Jessica Goodfellow
Jun 11, 2019

Google CEO on YouTube: “We aren’t quite where we want to be”

Sundar Pichai's comments come as YouTube CEO apologises for letting down LGBTQ community

Google CEO Sundar Pichai
Google CEO Sundar Pichai

Google chief executive Sundar Pichai has said that YouTube needs to establish “better frameworks” around what it deduces as hate speech as criticism towards its content policies heats up.

“We aren’t quite where we want to be,” Pichai admitted in an interview with Axios reporter Ina Fried.

The chief executive was asked to give his view on a number of recent controversies at the video-sharing platform, namely its failure to spot and remove hate-peddling content, such as a recent Islamophobic, antisemitic, and homophobic video by a 14-year old girl that formed part of a Buzzfeed report.

“I don’t know all the details of this specific video, but in general none of us want harmful content on our platforms,” Pichai responded. “Last quarter alone we removed nine million videos from the platform.”

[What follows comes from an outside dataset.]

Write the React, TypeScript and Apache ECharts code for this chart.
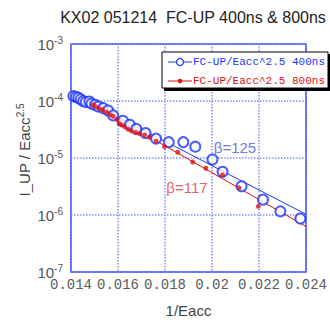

Pichai said the platform adopts the same ranking approach that Google search utilises; pushing quality content higher up in results in order to stifle “borderline content”, which he described as “content which doesn’t violate policies but which can still cause harm”.

“It’s a hard computer science problem, it’s also a hard societal problem because we need better frameworks around what is hate speech, what’s not, and how do we as a company make those decisions at scale and get it right without making mistakes,” he added.

The interview, which aired on Sunday, was filmed before YouTube fell under further criticism last week for its decision not to remove right-wing YouTuber Steven Crowder’s homophobic mockery of Vox journalist Carlos Maza.

The platform later decided to demonetise Crowder’s channel until he “addresses all of the issues with his channel”.

YouTube chief executive Susan Wojcicki yesterday (10 June) apologised to the LGBTQ community for its decision, and shed further light on why it “needs to be consistent” on its policies.

“I know that the decisions we made was very hurtful to the LGBTQ community and that wasn’t our intention at all,” Wojcicki said at the Code Conference. “That was not our intention, and we were really sorry about that, and I do want to explain why we made the decision we did.”

“It’s just from a policy standpoint we need to be consistent — if we took down that content, there would be so much other content that we need to take down,” she added.

Last week YouTube unveiled a new policy to crack down on extremist videos that advocate neo-Nazi and bigoted idealogies, as well as videos promoting obvious conspiracy theories.

The new policy will ban “videos alleging that a group is superior in order to justify discrimination, segregation or exclusion based on qualities like age, gender, race, caste, religion, sexual orientation or veteran status", according to a blog post announcing the update.